Exact reproduction of the data is required, with images excluded.

-*-*-

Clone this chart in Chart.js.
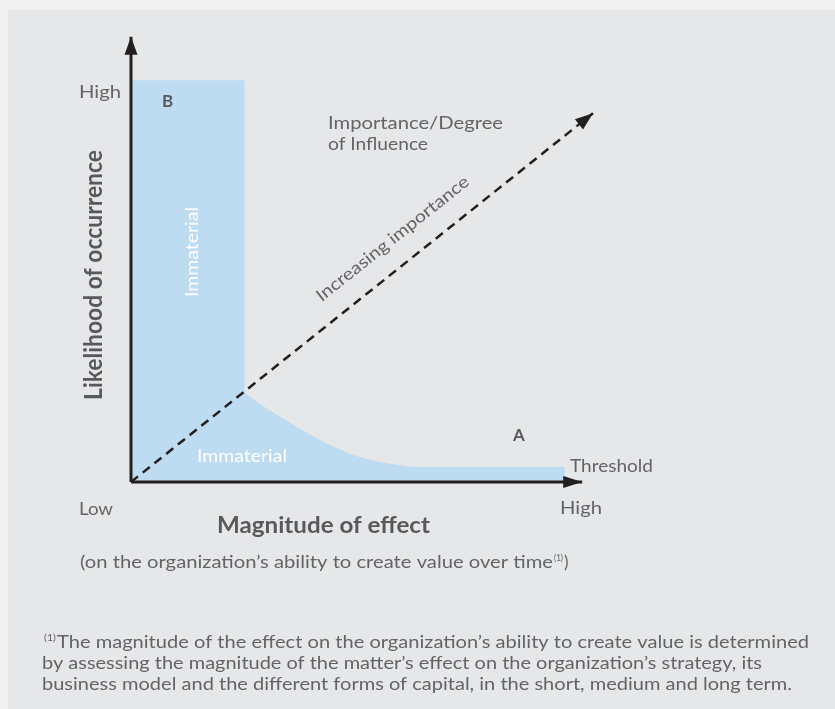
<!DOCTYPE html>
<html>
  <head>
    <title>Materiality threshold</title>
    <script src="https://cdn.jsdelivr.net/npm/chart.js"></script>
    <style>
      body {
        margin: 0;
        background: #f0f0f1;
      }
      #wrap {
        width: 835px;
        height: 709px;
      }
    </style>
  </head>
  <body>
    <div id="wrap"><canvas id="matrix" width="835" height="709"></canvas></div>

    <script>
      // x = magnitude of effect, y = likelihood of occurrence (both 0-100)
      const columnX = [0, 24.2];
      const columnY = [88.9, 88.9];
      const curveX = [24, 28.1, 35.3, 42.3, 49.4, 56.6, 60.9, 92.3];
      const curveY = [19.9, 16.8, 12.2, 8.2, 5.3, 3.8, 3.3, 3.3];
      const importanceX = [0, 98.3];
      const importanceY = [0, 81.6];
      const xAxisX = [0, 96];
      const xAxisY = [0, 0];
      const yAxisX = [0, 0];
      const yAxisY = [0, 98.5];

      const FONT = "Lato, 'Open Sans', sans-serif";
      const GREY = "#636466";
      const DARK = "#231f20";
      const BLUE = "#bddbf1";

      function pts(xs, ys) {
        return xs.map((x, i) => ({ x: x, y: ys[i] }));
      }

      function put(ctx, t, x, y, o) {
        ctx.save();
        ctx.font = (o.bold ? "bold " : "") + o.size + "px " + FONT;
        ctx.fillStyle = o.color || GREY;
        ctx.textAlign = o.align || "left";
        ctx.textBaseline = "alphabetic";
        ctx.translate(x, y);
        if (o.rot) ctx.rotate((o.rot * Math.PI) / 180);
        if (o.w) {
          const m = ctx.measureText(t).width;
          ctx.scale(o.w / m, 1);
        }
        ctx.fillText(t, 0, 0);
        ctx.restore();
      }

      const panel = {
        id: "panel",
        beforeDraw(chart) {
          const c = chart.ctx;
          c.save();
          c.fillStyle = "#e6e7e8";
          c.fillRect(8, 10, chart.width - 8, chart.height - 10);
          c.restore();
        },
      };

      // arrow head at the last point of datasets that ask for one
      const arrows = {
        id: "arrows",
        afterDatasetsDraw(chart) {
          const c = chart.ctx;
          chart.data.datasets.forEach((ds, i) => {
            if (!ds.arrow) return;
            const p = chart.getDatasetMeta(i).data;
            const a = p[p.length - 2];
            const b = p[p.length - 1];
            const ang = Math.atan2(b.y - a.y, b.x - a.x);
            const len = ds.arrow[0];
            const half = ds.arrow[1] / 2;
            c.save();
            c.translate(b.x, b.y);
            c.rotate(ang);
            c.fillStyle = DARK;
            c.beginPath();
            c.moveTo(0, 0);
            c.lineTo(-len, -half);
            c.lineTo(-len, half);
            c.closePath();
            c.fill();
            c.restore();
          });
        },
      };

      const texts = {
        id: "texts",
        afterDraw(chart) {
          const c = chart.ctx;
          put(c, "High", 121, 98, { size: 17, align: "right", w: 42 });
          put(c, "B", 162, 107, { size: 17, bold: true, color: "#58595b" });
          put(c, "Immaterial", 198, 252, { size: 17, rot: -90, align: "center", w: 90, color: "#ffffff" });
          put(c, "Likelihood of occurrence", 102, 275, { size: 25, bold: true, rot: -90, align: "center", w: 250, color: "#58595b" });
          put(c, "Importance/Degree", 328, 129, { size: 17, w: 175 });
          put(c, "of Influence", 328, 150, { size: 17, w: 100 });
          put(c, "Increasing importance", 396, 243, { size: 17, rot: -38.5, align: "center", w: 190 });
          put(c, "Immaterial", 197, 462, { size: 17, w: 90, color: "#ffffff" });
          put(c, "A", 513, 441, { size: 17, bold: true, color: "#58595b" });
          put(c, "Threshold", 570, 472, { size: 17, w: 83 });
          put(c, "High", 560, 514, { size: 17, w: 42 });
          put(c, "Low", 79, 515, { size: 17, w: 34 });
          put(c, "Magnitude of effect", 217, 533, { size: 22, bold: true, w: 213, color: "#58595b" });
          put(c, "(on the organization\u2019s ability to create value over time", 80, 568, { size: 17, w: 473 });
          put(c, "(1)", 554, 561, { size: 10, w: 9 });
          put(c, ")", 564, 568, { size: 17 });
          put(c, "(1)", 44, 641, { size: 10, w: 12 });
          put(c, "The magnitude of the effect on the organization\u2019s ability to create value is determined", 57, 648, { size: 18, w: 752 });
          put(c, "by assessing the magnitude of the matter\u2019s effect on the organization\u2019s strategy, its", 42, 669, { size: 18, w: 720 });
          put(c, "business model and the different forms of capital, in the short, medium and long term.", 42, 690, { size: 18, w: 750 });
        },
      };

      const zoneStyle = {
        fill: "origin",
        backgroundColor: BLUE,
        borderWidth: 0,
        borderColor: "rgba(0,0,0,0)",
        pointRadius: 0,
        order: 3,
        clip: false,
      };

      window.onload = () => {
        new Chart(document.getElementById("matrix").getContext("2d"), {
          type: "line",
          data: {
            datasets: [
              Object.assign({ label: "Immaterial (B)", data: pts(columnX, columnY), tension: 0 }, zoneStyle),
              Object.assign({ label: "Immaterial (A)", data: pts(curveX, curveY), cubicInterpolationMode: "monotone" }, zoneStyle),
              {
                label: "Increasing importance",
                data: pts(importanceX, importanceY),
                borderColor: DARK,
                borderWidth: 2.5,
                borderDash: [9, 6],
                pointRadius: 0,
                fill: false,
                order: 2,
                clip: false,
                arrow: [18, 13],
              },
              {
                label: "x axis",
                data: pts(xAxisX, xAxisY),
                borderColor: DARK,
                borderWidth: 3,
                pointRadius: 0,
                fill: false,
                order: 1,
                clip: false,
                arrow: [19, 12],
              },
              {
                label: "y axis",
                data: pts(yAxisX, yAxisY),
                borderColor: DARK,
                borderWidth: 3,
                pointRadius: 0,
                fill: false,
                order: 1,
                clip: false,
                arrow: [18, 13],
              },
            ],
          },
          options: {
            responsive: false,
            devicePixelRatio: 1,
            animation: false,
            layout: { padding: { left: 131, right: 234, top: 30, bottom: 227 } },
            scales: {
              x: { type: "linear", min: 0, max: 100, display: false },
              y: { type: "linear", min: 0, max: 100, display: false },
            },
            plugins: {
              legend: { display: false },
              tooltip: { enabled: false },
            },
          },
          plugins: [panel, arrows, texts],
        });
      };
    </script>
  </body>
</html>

-*-*-

→ FULL OUTPUT
Clone this chart in Chart.js.
<!DOCTYPE html>
<html>
  <head>
    <title>Materiality threshold</title>
    <script src="https://cdn.jsdelivr.net/npm/chart.js"></script>
    <style>
      body {
        margin: 0;
        background: #f0f0f1;
      }
      #wrap {
        width: 835px;
        height: 709px;
      }
    </style>
  </head>
  <body>
    <div id="wrap"><canvas id="matrix" width="835" height="709"></canvas></div>

    <script>
      // x = magnitude of effect, y = likelihood of occurrence (both 0-100)
      const columnX = [0, 24.2];
      const columnY = [88.9, 88.9];
      const curveX = [24, 28.1, 35.3, 42.3, 49.4, 56.6, 60.9, 92.3];
      const curveY = [19.9, 16.8, 12.2, 8.2, 5.3, 3.8, 3.3, 3.3];
      const importanceX = [0, 98.3];
      const importanceY = [0, 81.6];
      const xAxisX = [0, 96];
      const xAxisY = [0, 0];
      const yAxisX = [0, 0];
      const yAxisY = [0, 98.5];

      const FONT = "Lato, 'Open Sans', sans-serif";
      const GREY = "#636466";
      const DARK = "#231f20";
      const BLUE = "#bddbf1";

      function pts(xs, ys) {
        return xs.map((x, i) => ({ x: x, y: ys[i] }));
      }

      function put(ctx, t, x, y, o) {
        ctx.save();
        ctx.font = (o.bold ? "bold " : "") + o.size + "px " + FONT;
        ctx.fillStyle = o.color || GREY;
        ctx.textAlign = o.align || "left";
        ctx.textBaseline = "alphabetic";
        ctx.translate(x, y);
        if (o.rot) ctx.rotate((o.rot * Math.PI) / 180);
        if (o.w) {
          const m = ctx.measureText(t).width;
          ctx.scale(o.w / m, 1);
        }
        ctx.fillText(t, 0, 0);
        ctx.restore();
      }

      const panel = {
        id: "panel",
        beforeDraw(chart) {
          const c = chart.ctx;
          c.save();
          c.fillStyle = "#e6e7e8";
          c.fillRect(8, 10, chart.width - 8, chart.height - 10);
          c.restore();
        },
      };

      // arrow head at the last point of datasets that ask for one
      const arrows = {
        id: "arrows",
        afterDatasetsDraw(chart) {
          const c = chart.ctx;
          chart.data.datasets.forEach((ds, i) => {
            if (!ds.arrow) return;
            const p = chart.getDatasetMeta(i).data;
            const a = p[p.length - 2];
            const b = p[p.length - 1];
            const ang = Math.atan2(b.y - a.y, b.x - a.x);
            const len = ds.arrow[0];
            const half = ds.arrow[1] / 2;
            c.save();
            c.translate(b.x, b.y);
            c.rotate(ang);
            c.fillStyle = DARK;
            c.beginPath();
            c.moveTo(0, 0);
            c.lineTo(-len, -half);
            c.lineTo(-len, half);
            c.closePath();
            c.fill();
            c.restore();
          });
        },
      };

      const texts = {
        id: "texts",
        afterDraw(chart) {
          const c = chart.ctx;
          put(c, "High", 121, 98, { size: 17, align: "right", w: 42 });
          put(c, "B", 162, 107, { size: 17, bold: true, color: "#58595b" });
          put(c, "Immaterial", 198, 252, { size: 17, rot: -90, align: "center", w: 90, color: "#ffffff" });
          put(c, "Likelihood of occurrence", 102, 275, { size: 25, bold: true, rot: -90, align: "center", w: 250, color: "#58595b" });
          put(c, "Importance/Degree", 328, 129, { size: 17, w: 175 });
          put(c, "of Influence", 328, 150, { size: 17, w: 100 });
          put(c, "Increasing importance", 396, 243, { size: 17, rot: -38.5, align: "center", w: 190 });
          put(c, "Immaterial", 197, 462, { size: 17, w: 90, color: "#ffffff" });
          put(c, "A", 513, 441, { size: 17, bold: true, color: "#58595b" });
          put(c, "Threshold", 570, 472, { size: 17, w: 83 });
          put(c, "High", 560, 514, { size: 17, w: 42 });
          put(c, "Low", 79, 515, { size: 17, w: 34 });
          put(c, "Magnitude of effect", 217, 533, { size: 22, bold: true, w: 213, color: "#58595b" });
          put(c, "(on the organization\u2019s ability to create value over time", 80, 568, { size: 17, w: 473 });
          put(c, "(1)", 554, 561, { size: 10, w: 9 });
          put(c, ")", 564, 568, { size: 17 });
          put(c, "(1)", 44, 641, { size: 10, w: 12 });
          put(c, "The magnitude of the effect on the organization\u2019s ability to create value is determined", 57, 648, { size: 18, w: 752 });
          put(c, "by assessing the magnitude of the matter\u2019s effect on the organization\u2019s strategy, its", 42, 669, { size: 18, w: 720 });
          put(c, "business model and the different forms of capital, in the short, medium and long term.", 42, 690, { size: 18, w: 750 });
        },
      };

      const zoneStyle = {
        fill: "origin",
        backgroundColor: BLUE,
        borderWidth: 0,
        borderColor: "rgba(0,0,0,0)",
        pointRadius: 0,
        order: 3,
        clip: false,
      };

      window.onload = () => {
        new Chart(document.getElementById("matrix").getContext("2d"), {
          type: "line",
          data: {
            datasets: [
              Object.assign({ label: "Immaterial (B)", data: pts(columnX, columnY), tension: 0 }, zoneStyle),
              Object.assign({ label: "Immaterial (A)", data: pts(curveX, curveY), cubicInterpolationMode: "monotone" }, zoneStyle),
              {
                label: "Increasing importance",
                data: pts(importanceX, importanceY),
                borderColor: DARK,
                borderWidth: 2.5,
                borderDash: [9, 6],
                pointRadius: 0,
                fill: false,
                order: 2,
                clip: false,
                arrow: [18, 13],
              },
              {
                label: "x axis",
                data: pts(xAxisX, xAxisY),
                borderColor: DARK,
                borderWidth: 3,
                pointRadius: 0,
                fill: false,
                order: 1,
                clip: false,
                arrow: [19, 12],
              },
              {
                label: "y axis",
                data: pts(yAxisX, yAxisY),
                borderColor: DARK,
                borderWidth: 3,
                pointRadius: 0,
                fill: false,
                order: 1,
                clip: false,
                arrow: [18, 13],
              },
            ],
          },
          options: {
            responsive: false,
            devicePixelRatio: 1,
            animation: false,
            layout: { padding: { left: 131, right: 234, top: 30, bottom: 227 } },
            scales: {
              x: { type: "linear", min: 0, max: 100, display: false },
              y: { type: "linear", min: 0, max: 100, display: false },
            },
            plugins: {
              legend: { display: false },
              tooltip: { enabled: false },
            },
          },
          plugins: [panel, arrows, texts],
        });
      };
    </script>
  </body>
</html>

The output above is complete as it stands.